На Днепре - страница 15
Пенек боится встречи с ними, идет в обход, делает большой крюк. Он уже приблизился к окраинным домишкам, но забылся и остановился возле старой хибарки. Он вслушивается в стук жерновов крупорушки, которая неутомимо грохочет в полурасшатанных сенях. Здесь живет Алтер Мейтес со своими жерновами и мельничным поставом с хитрым механизмом, состоящим из двух ступенек. Чтобы заставить крупорушку вертеться, нужно поочередно наступать обеими ногами на каждую ступеньку, прыгать с одной на другую. На этих ступеньках в старых полутемных сенях Алтер Мейтес пляшет целыми днями, перемалывает для города всякие крупы — овсяные, гречневые, ячменные.
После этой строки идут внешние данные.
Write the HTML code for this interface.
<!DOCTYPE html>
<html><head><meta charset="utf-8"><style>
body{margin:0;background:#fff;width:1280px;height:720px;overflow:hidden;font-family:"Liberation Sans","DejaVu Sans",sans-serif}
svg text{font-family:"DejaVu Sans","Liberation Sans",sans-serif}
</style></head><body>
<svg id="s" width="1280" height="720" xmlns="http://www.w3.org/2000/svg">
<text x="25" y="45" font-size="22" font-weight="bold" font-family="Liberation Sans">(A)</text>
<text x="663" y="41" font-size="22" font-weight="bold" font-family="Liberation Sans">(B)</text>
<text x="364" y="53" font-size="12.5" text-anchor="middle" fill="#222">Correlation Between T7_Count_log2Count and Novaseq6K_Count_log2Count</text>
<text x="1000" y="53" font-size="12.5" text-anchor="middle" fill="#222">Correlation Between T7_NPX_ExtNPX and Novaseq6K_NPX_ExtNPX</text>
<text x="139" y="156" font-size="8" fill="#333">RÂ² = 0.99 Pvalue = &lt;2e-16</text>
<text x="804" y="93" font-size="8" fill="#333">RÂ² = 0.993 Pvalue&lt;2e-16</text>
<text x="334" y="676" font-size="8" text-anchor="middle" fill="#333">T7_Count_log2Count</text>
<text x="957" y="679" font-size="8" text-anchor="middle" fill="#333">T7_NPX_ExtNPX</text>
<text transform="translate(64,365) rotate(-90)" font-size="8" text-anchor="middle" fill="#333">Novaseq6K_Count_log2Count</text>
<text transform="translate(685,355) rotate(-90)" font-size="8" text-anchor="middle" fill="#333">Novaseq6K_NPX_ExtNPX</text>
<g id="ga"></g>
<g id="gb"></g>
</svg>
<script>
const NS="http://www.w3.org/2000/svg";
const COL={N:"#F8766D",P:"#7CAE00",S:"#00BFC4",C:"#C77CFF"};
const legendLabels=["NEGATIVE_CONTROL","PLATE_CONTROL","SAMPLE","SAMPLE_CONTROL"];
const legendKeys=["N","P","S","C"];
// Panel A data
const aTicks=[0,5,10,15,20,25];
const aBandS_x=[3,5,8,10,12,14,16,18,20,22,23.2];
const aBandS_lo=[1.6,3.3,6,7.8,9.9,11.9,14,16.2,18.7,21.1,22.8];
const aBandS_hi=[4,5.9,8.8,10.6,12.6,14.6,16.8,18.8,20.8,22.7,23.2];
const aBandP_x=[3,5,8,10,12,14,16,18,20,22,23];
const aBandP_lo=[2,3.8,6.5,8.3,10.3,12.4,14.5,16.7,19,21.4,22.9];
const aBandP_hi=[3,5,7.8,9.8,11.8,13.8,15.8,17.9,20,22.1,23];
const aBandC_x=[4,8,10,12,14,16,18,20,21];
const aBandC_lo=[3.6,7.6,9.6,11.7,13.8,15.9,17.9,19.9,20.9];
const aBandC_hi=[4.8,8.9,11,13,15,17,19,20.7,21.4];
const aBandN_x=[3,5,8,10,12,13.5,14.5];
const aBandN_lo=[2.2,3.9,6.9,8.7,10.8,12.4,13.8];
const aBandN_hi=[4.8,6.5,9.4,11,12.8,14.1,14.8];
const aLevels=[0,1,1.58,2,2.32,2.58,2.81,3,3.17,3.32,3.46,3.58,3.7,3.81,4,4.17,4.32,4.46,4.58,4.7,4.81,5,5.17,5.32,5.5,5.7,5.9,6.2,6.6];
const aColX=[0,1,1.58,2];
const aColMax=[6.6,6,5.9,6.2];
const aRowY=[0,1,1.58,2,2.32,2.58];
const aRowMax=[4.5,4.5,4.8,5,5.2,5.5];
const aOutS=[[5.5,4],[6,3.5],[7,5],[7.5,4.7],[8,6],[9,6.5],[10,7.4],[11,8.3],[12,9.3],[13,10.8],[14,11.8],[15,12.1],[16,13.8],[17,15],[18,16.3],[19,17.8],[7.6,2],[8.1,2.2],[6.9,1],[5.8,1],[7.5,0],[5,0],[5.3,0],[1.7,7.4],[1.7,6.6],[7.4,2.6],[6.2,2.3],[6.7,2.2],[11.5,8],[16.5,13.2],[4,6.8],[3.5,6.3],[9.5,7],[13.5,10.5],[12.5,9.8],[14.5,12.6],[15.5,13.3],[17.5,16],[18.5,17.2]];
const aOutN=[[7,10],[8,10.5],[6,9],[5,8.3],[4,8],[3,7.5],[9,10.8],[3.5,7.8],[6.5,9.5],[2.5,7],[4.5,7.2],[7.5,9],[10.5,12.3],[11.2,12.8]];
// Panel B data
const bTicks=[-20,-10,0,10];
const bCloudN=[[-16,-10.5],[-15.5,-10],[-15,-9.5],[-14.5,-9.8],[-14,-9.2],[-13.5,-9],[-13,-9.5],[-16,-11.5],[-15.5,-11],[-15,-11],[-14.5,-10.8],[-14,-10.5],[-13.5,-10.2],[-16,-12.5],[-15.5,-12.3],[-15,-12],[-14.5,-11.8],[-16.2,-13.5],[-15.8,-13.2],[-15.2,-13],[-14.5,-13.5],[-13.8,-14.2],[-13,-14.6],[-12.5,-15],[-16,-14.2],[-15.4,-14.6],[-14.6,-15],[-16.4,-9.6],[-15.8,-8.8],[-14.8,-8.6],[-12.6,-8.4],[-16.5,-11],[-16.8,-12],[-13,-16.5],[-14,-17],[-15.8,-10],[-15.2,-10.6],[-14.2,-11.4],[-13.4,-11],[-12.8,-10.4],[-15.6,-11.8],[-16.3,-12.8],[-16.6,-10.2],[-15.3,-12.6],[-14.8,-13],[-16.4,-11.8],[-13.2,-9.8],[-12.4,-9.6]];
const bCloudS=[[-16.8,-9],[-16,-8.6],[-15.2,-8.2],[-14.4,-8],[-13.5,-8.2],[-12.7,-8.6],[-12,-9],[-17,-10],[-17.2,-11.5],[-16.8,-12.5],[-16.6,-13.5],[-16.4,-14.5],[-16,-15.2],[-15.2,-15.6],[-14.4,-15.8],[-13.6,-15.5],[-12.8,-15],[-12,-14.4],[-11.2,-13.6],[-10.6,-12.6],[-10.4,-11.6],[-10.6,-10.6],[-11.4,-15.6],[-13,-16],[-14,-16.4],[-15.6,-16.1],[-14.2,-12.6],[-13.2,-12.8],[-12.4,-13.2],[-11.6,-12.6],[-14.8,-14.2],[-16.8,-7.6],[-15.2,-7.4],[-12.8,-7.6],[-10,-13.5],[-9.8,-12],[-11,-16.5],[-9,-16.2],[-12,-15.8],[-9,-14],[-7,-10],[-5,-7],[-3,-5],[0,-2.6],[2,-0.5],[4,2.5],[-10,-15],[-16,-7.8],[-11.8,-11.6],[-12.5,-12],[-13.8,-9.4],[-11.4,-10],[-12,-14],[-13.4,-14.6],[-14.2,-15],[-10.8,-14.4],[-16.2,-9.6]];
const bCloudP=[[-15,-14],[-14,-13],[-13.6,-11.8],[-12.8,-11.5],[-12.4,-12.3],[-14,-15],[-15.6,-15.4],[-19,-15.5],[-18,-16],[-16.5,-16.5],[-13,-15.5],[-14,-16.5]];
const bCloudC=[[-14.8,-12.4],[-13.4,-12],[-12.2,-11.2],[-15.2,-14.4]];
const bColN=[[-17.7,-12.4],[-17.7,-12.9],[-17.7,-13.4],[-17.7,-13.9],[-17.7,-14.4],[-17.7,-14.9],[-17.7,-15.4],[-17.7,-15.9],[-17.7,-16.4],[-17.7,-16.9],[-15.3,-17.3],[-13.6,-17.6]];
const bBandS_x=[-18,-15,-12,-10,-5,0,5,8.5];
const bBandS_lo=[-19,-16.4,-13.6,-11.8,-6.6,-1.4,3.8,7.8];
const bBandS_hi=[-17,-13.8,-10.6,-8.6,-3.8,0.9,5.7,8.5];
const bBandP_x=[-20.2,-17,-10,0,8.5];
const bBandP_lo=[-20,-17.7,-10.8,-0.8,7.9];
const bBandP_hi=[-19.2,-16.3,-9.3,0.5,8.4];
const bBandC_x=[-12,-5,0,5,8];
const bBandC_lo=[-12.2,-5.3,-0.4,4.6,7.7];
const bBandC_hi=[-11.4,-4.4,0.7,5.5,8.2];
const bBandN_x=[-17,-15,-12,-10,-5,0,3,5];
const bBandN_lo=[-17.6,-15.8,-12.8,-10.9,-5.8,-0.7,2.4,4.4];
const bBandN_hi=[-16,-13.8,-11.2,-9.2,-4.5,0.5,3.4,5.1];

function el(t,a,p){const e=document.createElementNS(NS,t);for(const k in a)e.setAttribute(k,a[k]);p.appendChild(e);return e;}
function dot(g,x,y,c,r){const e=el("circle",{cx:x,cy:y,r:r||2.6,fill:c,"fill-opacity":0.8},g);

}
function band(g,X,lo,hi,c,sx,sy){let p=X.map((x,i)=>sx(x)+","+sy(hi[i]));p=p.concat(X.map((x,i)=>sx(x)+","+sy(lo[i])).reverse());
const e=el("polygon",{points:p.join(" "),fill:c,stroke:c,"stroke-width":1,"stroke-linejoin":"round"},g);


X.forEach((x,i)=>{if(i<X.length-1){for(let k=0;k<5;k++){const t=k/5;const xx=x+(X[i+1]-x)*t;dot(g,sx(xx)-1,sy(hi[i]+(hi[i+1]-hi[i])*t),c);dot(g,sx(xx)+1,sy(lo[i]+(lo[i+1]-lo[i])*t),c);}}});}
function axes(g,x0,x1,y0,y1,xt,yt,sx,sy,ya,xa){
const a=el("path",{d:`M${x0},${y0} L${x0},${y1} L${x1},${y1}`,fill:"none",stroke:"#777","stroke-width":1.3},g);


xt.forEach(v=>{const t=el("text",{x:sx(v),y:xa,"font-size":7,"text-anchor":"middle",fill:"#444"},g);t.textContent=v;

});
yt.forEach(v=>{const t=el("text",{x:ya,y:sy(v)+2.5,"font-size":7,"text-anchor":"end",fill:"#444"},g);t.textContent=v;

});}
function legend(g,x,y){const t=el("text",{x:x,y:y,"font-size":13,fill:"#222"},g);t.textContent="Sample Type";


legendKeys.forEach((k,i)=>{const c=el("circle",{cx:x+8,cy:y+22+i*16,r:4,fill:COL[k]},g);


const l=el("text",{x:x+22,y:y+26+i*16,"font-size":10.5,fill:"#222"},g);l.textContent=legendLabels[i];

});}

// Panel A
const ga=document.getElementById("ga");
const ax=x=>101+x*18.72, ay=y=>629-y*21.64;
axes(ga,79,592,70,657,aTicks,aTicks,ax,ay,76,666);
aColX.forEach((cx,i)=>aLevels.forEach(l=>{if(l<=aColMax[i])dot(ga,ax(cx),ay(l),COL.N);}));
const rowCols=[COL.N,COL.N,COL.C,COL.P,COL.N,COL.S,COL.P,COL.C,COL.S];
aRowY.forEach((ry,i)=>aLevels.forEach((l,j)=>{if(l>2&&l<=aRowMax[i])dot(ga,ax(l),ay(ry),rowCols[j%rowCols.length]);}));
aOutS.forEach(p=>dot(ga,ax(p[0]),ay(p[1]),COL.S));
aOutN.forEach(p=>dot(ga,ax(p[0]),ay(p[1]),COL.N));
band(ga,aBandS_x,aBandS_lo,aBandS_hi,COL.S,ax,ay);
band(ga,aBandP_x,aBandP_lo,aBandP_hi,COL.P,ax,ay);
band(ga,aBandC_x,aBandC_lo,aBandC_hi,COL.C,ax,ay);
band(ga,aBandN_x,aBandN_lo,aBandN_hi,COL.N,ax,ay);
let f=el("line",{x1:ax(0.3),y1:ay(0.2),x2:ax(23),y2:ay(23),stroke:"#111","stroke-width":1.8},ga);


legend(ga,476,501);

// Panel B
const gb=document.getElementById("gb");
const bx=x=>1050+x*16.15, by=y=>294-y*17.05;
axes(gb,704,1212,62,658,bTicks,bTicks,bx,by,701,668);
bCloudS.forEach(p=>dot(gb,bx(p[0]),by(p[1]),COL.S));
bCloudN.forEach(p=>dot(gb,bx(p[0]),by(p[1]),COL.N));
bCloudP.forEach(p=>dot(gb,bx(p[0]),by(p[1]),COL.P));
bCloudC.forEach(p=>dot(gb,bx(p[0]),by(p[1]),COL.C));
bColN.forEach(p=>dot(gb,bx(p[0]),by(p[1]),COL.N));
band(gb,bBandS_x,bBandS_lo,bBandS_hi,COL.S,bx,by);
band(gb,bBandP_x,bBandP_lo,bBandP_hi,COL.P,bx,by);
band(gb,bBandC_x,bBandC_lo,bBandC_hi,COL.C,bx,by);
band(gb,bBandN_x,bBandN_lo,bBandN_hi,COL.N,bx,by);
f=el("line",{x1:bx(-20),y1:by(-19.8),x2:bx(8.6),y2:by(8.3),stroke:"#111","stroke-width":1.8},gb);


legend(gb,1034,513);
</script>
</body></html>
Алтер — запуганный человек. Он в вечном страхе, что недостаточно усерден в своем благочестии. Алтер не чужд богословских книг. Он читает их болезненно красноватыми глазами, отодвинув книгу в сторону. Увидеть что-либо Алтер может, только взглянув искоса, боковым зрением.
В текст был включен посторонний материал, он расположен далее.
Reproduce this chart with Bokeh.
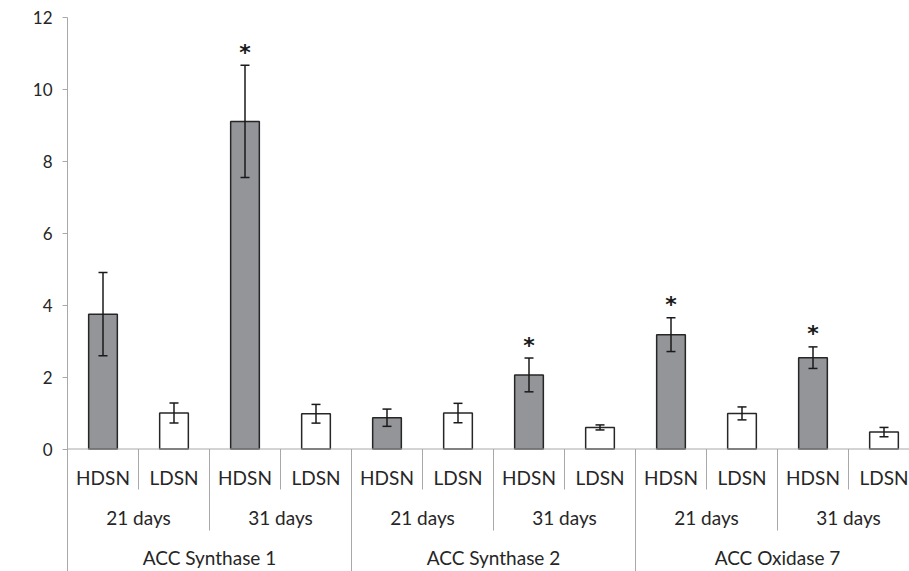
import math
from bokeh.plotting import figure
from bokeh.models import (ColumnDataSource, Range1d, FixedTicker, Whisker, TeeHead,
                          Span, Label)
from bokeh.core.properties import value
from bokeh.embed import file_html
from bokeh.resources import INLINE

# ---- data ----
genes = ["ACC Synthase 1", "ACC Synthase 2", "ACC Oxidase 7"]
days = ["21 days", "31 days"]
treatments = ["HDSN", "LDSN"]
fold_change = [3.75, 1.00, 9.11, 0.98, 0.87, 1.00, 2.06, 0.60, 3.18, 0.99, 2.54, 0.47]
std_error = [1.16, 0.28, 1.56, 0.26, 0.24, 0.27, 0.47, 0.07, 0.47, 0.18, 0.30, 0.13]
significant = [False, False, True, False, False, False, True, False, True, False, True, False]
y_ticks = [0, 2, 4, 6, 8, 10, 12]

# ---- build table ----
rows = [(g, d, t) for g in genes for d in days for t in treatments]
xs = [i + 0.5 for i in range(len(rows))]
colors = ["#939598" if t == "HDSN" else "#ffffff" for (_, _, t) in rows]
src = ColumnDataSource(dict(
    x=xs, top=fold_change, color=colors,
    upper=[v + e for v, e in zip(fold_change, std_error)],
    lower=[v - e for v, e in zip(fold_change, std_error)],
))

FONT = "Lato"
TXT = "#262626"
GRID = "#a8a8a8"

px_per_unit = (448.5 - 17) / 12.0
y_bottom = 12 - 554 / px_per_unit

p = figure(width=909, height=571, output_backend="svg", toolbar_location=None,
           x_range=Range1d(0, 842 / 71.0), y_range=Range1d(y_bottom, 12),
           min_border_left=67, min_border_right=0, min_border_top=17, min_border_bottom=0)
p.outline_line_color = None
p.xaxis.visible = False
p.xgrid.visible = False
p.ygrid.visible = False

ya = p.yaxis[0]
ya.ticker = FixedTicker(ticks=y_ticks)
ya.axis_line_color = GRID
ya.major_tick_line_color = GRID
ya.major_tick_out = 5
ya.major_tick_in = 0
ya.minor_tick_line_color = None
ya.major_label_text_font = FONT
ya.major_label_text_font_size = "17px"
ya.major_label_text_color = TXT
ya.major_label_standoff = 10

# baseline at zero
p.add_layout(Span(location=0, dimension="width", line_color=GRID, line_width=1))

# bars
p.vbar(x="x", top="top", bottom=0, width=0.404, fill_color="color",
       line_color="#262626", line_width=1.5, source=src)

# error bars
p.add_layout(Whisker(base="x", upper="upper", lower="lower", source=src, level="overlay",
                     line_color="#1a1a1a", line_width=1.5,
                     upper_head=TeeHead(size=9, line_color="#1a1a1a", line_width=1.5),
                     lower_head=TeeHead(size=9, line_color="#1a1a1a", line_width=1.5)))

# significance stars
sx = [x for x, s in zip(xs, significant) if s]
sy = [v + e for v, e, s in zip(fold_change, std_error, significant) if s]
p.text(x=sx, y=sy, text=["*"] * len(sx), text_align="center", text_baseline="alphabetic",
       y_offset=-13, text_font=value("DejaVu Sans"), text_font_size="22px",
       text_font_style="bold", text_color="#1a1a1a")

# hierarchical category labels
def px2y(py):
    return (448.5 - py) / px_per_unit

row_t, row_d, row_g = px2y(476.7), px2y(516.7), px2y(556.7)
p.text(x=xs, y=[row_t] * len(xs), text=[t for (_, _, t) in rows],
       text_align="center", text_baseline="middle",
       text_font=value(FONT), text_font_size="19px", text_color=TXT)

day_x, day_lbl = [], []
for gi, g in enumerate(genes):
    for di, d in enumerate(days):
        idx = [i for i, r in enumerate(rows) if r[0] == g and r[1] == d]
        day_x.append(sum(xs[i] for i in idx) / len(idx))
        day_lbl.append(d)
p.text(x=day_x, y=[row_d] * len(day_x), text=day_lbl,
       text_align="center", text_baseline="middle",
       text_font=value(FONT), text_font_size="19px", text_color=TXT)

gene_x = []
for g in genes:
    idx = [i for i, r in enumerate(rows) if r[0] == g]
    gene_x.append(sum(xs[i] for i in idx) / len(idx))
p.text(x=gene_x, y=[row_g] * len(gene_x), text=genes,
       text_align="center", text_baseline="middle",
       text_font=value(FONT), text_font_size="19px", text_color=TXT)

# divider lines between categories
bx, by0, by1 = [], [], []
for k in range(len(rows) + 1):
    if k == 0 or k == len(rows) or rows[k - 1][0] != rows[k][0]:
        end = y_bottom
    elif rows[k - 1][1] != rows[k][1]:
        end = px2y(530)
    else:
        end = px2y(489)
    bx.append(k)
    by0.append(0)
    by1.append(end)
p.segment(x0=bx, y0=by0, x1=bx, y1=by1, line_color=GRID, line_width=1)

# y axis title
p.add_layout(Label(x=-50 / 71.0, y=6, text="Fold change", angle=math.pi / 2,
                   text_align="center", text_baseline="middle",
                   text_font=FONT, text_font_size="14px", text_font_style="bold",
                   text_color=TXT))

open("out.html", "w").write(file_html(p, INLINE))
По субботам Алтер приходит в синагогу спозаранку, раньше всех и уходит, когда уж никого нет. Все время стоит он лицом к стене, укрытый с головой в молитвенный плащ, в талес.
Молится Алтер степенно, не спеша, нараспев, но всегда недоволен. Он не может угнаться за молящимися, потому что, как говорит он, «слишком они торопятся, уж очень спешат».
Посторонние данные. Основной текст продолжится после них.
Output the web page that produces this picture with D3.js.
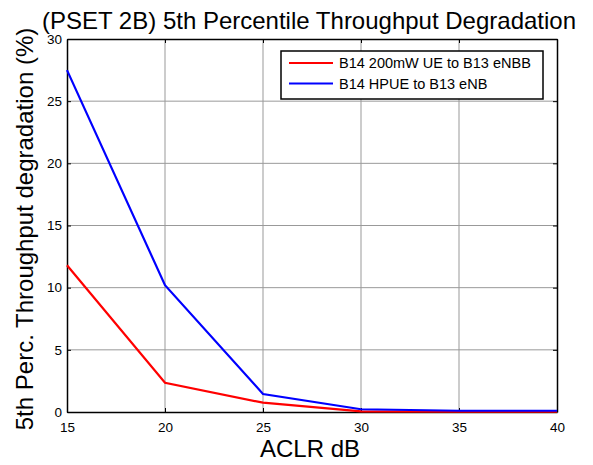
<!DOCTYPE html>
<html lang="en">
<head>
<meta charset="UTF-8">
<title>5th Percentile Throughput Degradation</title>
<script src="https://cdnjs.cloudflare.com/ajax/libs/d3/7.8.5/d3.min.js"></script>
<style>
    body { margin: 0; background: #fff; }
    svg { display: block; font-family: "Liberation Sans", Arial, sans-serif; }
    .tick-label { fill: #000; }
    .grid { stroke: #999; stroke-width: 1; }
</style>
</head>
<body>
<div id="chart"></div>
<script>
    const aclr = [15, 20, 25, 30, 35, 40];
    const ue200mW = [11.8, 2.35, 0.75, 0.05, 0.03, 0.03];
    const hpue = [27.5, 10.2, 1.45, 0.22, 0.1, 0.1];
    const seriesNames = ["B14 200mW UE to B13 eNBB", "B14 HPUE to B13 eNB"];
    const seriesColors = ["#ff0000", "#0000ff"];
    const xTicks = [15, 20, 25, 30, 35, 40];
    const yTicks = [0, 5, 10, 15, 20, 25, 30];

    const width = 593, height = 465;
    const margin = { top: 39, right: 36, bottom: 53, left: 67 };
    const w = width - margin.left - margin.right;
    const h = height - margin.top - margin.bottom;

    const svg = d3.select("#chart").append("svg")
        .attr("width", width)
        .attr("height", height);

    const g = svg.append("g")
        .attr("transform", `translate(${margin.left},${margin.top})`);

    const x = d3.scaleLinear().domain([15, 40]).range([0, w]);
    const y = d3.scaleLinear().domain([0, 30]).range([h, 0]);

    // grid
    g.selectAll(".gx").data(xTicks.slice(1, -1)).enter().append("line")
        .attr("class", "grid")
        .attr("x1", d => x(d)).attr("x2", d => x(d))
        .attr("y1", 0).attr("y2", h);
    g.selectAll(".gy").data(yTicks.slice(1, -1)).enter().append("line")
        .attr("class", "grid")
        .attr("x1", 0).attr("x2", w)
        .attr("y1", d => y(d)).attr("y2", d => y(d));

    // axes, ticks pointing inward on all sides
    const tickLen = 4;
    const axBottom = g.append("g").attr("transform", `translate(0,${h})`)
        .call(d3.axisBottom(x).tickValues(xTicks).tickSizeInner(-tickLen).tickSizeOuter(0).tickPadding(10));
    const axLeft = g.append("g")
        .call(d3.axisLeft(y).tickValues(yTicks).tickSizeInner(-tickLen).tickSizeOuter(0).tickPadding(5));
    const axTop = g.append("g")
        .call(d3.axisTop(x).tickValues(xTicks).tickSizeInner(-tickLen).tickSizeOuter(0).tickFormat(""));
    const axRight = g.append("g").attr("transform", `translate(${w},0)`)
        .call(d3.axisRight(y).tickValues(yTicks).tickSizeInner(-tickLen).tickSizeOuter(0).tickFormat(""));

    [axBottom, axLeft, axTop, axRight].forEach(ax => {
        ax.select(".domain").attr("stroke", "#000").attr("stroke-width", 1.5);
        ax.selectAll(".tick line").attr("stroke", "#000");
        ax.selectAll(".tick text").attr("class", "tick-label")
            .style("font-family", "'Liberation Sans', Arial, sans-serif").style("font-size", "13.5px");
    });

    // lines
    const line = d3.line().x(d => x(d[0])).y(d => y(d[1]));
    [ue200mW, hpue].forEach((vals, i) => {
        g.append("path")
            .datum(aclr.map((a, j) => [a, vals[j]]))
            .attr("fill", "none")
            .attr("stroke", seriesColors[i])
            .attr("stroke-width", 2.2)
            .attr("d", line);
    });

    // legend
    const lg = svg.append("g").attr("transform", "translate(281,51)");
    lg.append("rect")
        .attr("width", 262).attr("height", 48)
        .attr("fill", "#fff").attr("stroke", "#000").attr("stroke-width", 1.5);
    seriesNames.forEach((name, i) => {
        const ly = 12 + i * 20.5;
        lg.append("line")
            .attr("x1", 8).attr("x2", 52)
            .attr("y1", ly).attr("y2", ly)
            .attr("stroke", seriesColors[i]).attr("stroke-width", 2);
        lg.append("text")
            .attr("x", 58).attr("y", ly).attr("dy", "0.35em")
            .style("font-size", "14.5px")
            .text(name);
    });

    // title and axis labels
    svg.append("text")
        .attr("x", 309).attr("y", 29)
        .attr("text-anchor", "middle")
        .style("font-size", "24px")
        .text("(PSET 2B) 5th Percentile Throughput Degradation");

    svg.append("text")
        .attr("x", 310).attr("y", 457)
        .attr("text-anchor", "middle")
        .style("font-size", "24px")
        .text("ACLR dB");

    svg.append("text")
        .attr("transform", "translate(33,229) rotate(-90)")
        .attr("text-anchor", "middle")
        .style("font-size", "24px")
        .text("5th Perc. Throughput degradation (%)");
</script>
</body>
</html>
Когда пьют за его здоровье, он вздыхает и просит со слезами на болезненно красных глазах:
— Смилуйтесь! Пожелайте мне стать благочестивым. По-настоящему благочестивым, хоть на старости лет.
Его единственный «грех» — непреодолимое «земное» вожделение к стакану горячего чая, огненному, как крутой кипяток, обжигающему не только губы, но и все внутренности. Алтеру неважно при этом, если чай жидковат.
Иссохшими пальцами он поддерживает стакан под самое донышко, почти дрожит от «искушения». Сделав обжигающий глоток выпяченными бледными губами, он поднимает стакан высоко, ко лбу: это он хочет убедиться, много ли еще осталось допить. Тут же он жалуется на свое влечение:
— Вот искушение, чистая напасть!
Он просыпается в полночь, молится, читает богословские книги, а затем целый день без устали пляшет, прыгает у жерновов с одной ступеньки на другую, ибо, оказывается, так угодно богу! Правда, всевышний заботится круглый год не о нем, а о зажиточных обывателях: у них дом — полная чаша. Тем не менее ему угодно, чтобы изнемогающий ежедневно от усталости Алтер, помимо своих прочих благочестивых достоинств, был также еще и бедняком; «бедных бог любит» — так ясно сказано в богословских книгах.
Все это можно прочесть на потном лице Алтера, когда он беспрерывно прыгает на ступеньках своей крупорушки. Он пляшет и трудится не только для целого города, но также и во имя господа бога…
Несколько месяцев назад вместе с ним отплясывал его двенадцатилетний сынишка Нахман. Но с наступлением лета, с тех пор как он отдал Нахмана в ученики к столяру, Алтер пляшет уже один. Неустанно целый день гудят жернова крупорушки: «Быр-быр-быр…»
Пенек вслушивается в гудение жерновов и забывает о злосчастной дыре, которая зияет на самом неудобном месте штанишек. Он осторожно просовывает голову в полуоткрытую дверь старых расшатанных сеней, ступает одной ногой внутрь. Его никто не замечает.
Босой, в подвернутых подштанниках, с наброшенным поверх рваной рубашки талескотном — нательной молитвенной безрукавкой, — Алтер раскачивается возле жерновов, прыгает, как стреноженная лошадь, с одной ступеньки на другую. Его жидкая бороденка и редеющие волосы под ермолкой промокли и взлохмачены, как у человека, только что слезшего с верхней полки в бане. Рот он судорожно разевает, словно окунь на берегу. Пот струится с него в три ручья. Мокрое лицо со зловеще алеющими щеками повернуто в сторону, к плечу. Ноздри широко раздулись, как бы желая оторваться от носа, и беспрестанно трепещут, а глаза скошены набок, словно Алтер хочет убедиться, много ли еще осталось чаю в недопитом стакане.
— Кто там? — глухо спрашивает Алтер и прекращает на мгновение свой непрерывный танец. Он часто дышит, глубоко скашивает глаза и узнает Пенека: — А-а-а!
Он говорит открытым ртом, не шевеля губами, глуховатым, грудным голосом, как тяжелобольной.